The sexy shrimp (Thor amboinensis) is undoubtedly the cutest shrimp you can add to your saltwater aquarium! This tiny shrimp (~2.8cm) is one of the smallest shrimp species, with vibrant amber to orange colored bodies with white spots. These little shrimp spend their time wiggling their tails and vibrating their abdomen in order to clean their host anemone. They have also been known to take up residence on nearby corals if their chosen anemone is not available.
Do be aware that clownfish are very protective of their host anemone and will likely not want to share. Otherwise, the sexy shrimp is considered as a great reef-safe option for your aquarium.
Randall’s pistol shrimp
Randall’s pistol shrimp (Alpheus randalli) is a small yet powerful little shrimp! These shrimp come with their very own built-in stun gun! They have a large claw-like appendage that works like a pistol, the hammer-like part of the joint allows for quick-release of their pincer. This action creates a rather interesting snapping sound too. Scientists have uncovered this sound comes from the bubbles created by the pincer snapping back into the socket. This lightning-fast, high-energy movement causes the surrounding water to boil to up to 18’000 F, which releases the bubbles! Not bad for a tiny shrimp. But don’t worry, this will not damage your aquarium.
If possible, Randall’s pistol shrimp prefers to team up with the goby fish and share a burrow, excavated by the pistol shrimp.
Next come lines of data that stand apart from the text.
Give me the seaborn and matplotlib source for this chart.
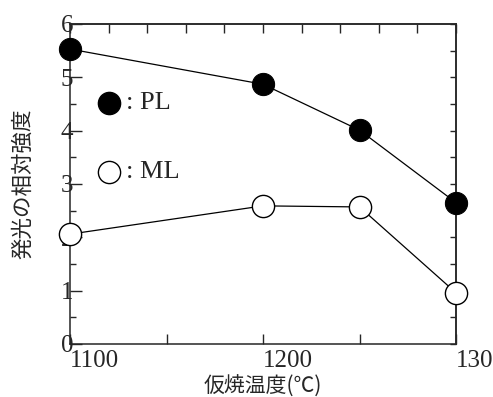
import numpy as np
import pandas as pd
import matplotlib
matplotlib.use("Agg")
import matplotlib.pyplot as plt
import seaborn as sns

# data
temps = [1100, 1200, 1250, 1300]
pl = [5.53, 4.87, 4.01, 2.65]
ml = [2.06, 2.59, 2.57, 0.96]

sns.set_style("ticks")
plt.rcParams["font.family"] = ["Liberation Serif", "Noto Sans CJK JP"]

df = pd.DataFrame({"temp": temps, "PL": pl, "ML": ml})

fig = plt.figure(figsize=(4.93, 3.97), dpi=100)
ax = fig.add_axes([70 / 493, 53 / 397, 386 / 493, 320 / 397])

sns.lineplot(data=df, x="temp", y="PL", ax=ax, color="black", lw=0.9,
             marker="o", markersize=16, markerfacecolor="black",
             markeredgecolor="black", clip_on=False, zorder=3)
sns.lineplot(data=df, x="temp", y="ML", ax=ax, color="black", lw=0.9,
             marker="o", markersize=16, markerfacecolor="white",
             markeredgecolor="black", markeredgewidth=1.0, clip_on=False, zorder=3)

ax.set_xlim(1100, 1300)
ax.set_ylim(0, 6)

for s in ax.spines.values():
    s.set_linewidth(1.1)
    s.set_visible(True)

# bottom / left ticks
ax.set_xticks([1100, 1200, 1300])
ax.set_xticks([1150, 1250], minor=True)
ax.set_yticks(range(0, 7))
ax.set_yticks(np.arange(0.5, 6, 1.0), minor=True)
ax.tick_params(axis="x", which="both", direction="in", length=7, width=1,
               labelsize=18, pad=4)
ax.tick_params(axis="y", which="major", direction="in", length=8.5, width=1,
               labelsize=18, pad=-2.5)
ax.tick_params(axis="y", which="minor", direction="in", length=4.3, width=1)
for lbl in ax.get_xticklabels():
    lbl.set_horizontalalignment("left")

# top / right ticks
top = ax.secondary_xaxis("top")
top.set_xticks(np.arange(1100, 1301, 20))
top.tick_params(direction="in", length=6.5, width=1, labeltop=False)
top.spines["top"].set_linewidth(1.1)
right = ax.secondary_yaxis("right")
right.set_yticks(np.arange(0, 6.01, 0.5))
right.tick_params(direction="in", length=4.3, width=1, labelright=False)
right.spines["right"].set_linewidth(1.1)

ax.set_xlabel("仮焼温度(℃)", family=["Noto Sans CJK JP"], fontsize=15, labelpad=3)
ax.set_ylabel("発光の相対強度", family=["Noto Sans CJK JP"], fontsize=15.5, labelpad=19)

# in-plot key
ax.plot(1120, 4.52, "o", ms=16, color="black")
ax.text(1129, 4.52, ": PL", fontsize=19, va="center", ha="left")
ax.plot(1120, 3.23, "o", ms=16, mfc="white", mec="black", mew=1.0)
ax.text(1129, 3.23, ": ML", fontsize=19, va="center", ha="left")

fig.savefig("out.png", dpi=100)
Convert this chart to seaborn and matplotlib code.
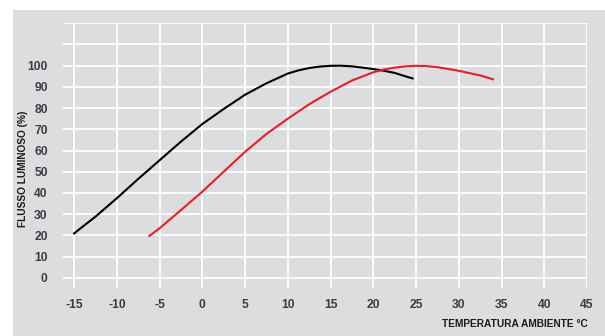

Randall’s pistol shrimp is nearly blind, so the goby acts as its lookout. These two animals make a great pair!
Coral banded shrimp
Next, another great option for your saltwater aquarium is the coral banded shrimp (Stenopus hispidus). This shrimp comes in an array of brightly colored forms! From red and white banded individuals as well as yellow, blue, and purple. This is a hardy nocturnal shrimp species that prefers to hide in caves or under ledges. This species can be territorial and fight off other coral banded shrimp to guard its territory. It is not uncommon for legs or pincers to be lost during these fights, but these will grow back when the shrimp next molts.
Coral banded shrimps are generally found in crevices or caves, or even hanging from ceilings. Interestingly, they enjoy sharing their hiding places with moray eels, as the shrimps feed on the eel’s body slime and any parasites. The shrimp also encourages other fish to take advantage of its cleaning surface and uses its long antennae to encourage posing.
The cleaner shrimp (Lysmata amboinensis) makes a great addition to your aquarium for a number of reasons. Not only are they colourful and active, they also enjoy living in groups. The key benefit is the free cleaning service they provide to their other tank mates. The cleaner shrimp will happily remove parasites and dead scales from your fish’s bodies, gills, and mouths. This shrimp likes to live on rock and coral outcroppings so that it can easily wait for fish to swim past and perform its cleaning duties.
The cleaner shrimp is no bother to other corals or fish, making it another excellent reef safe option.
Finally, we have the peppermint shrimp (Lysmata wurdemanni). It is also known as the candy cane shrimp due to its transparent body with bright red stripes. This shrimp is nocturnal, so can seem shy, but it is easy to care for whilst adding a bright flash of color to your aquarium. Again, this shrimp is happy to be kept as part of a larger group.
Your only consideration is to be wary of placing these little shrimps in with anemones, as occasionally they have been known to snack on them. This is often solved by keeping their shrimp pellet topped up so that they don’t feel the need to feast on your anemones.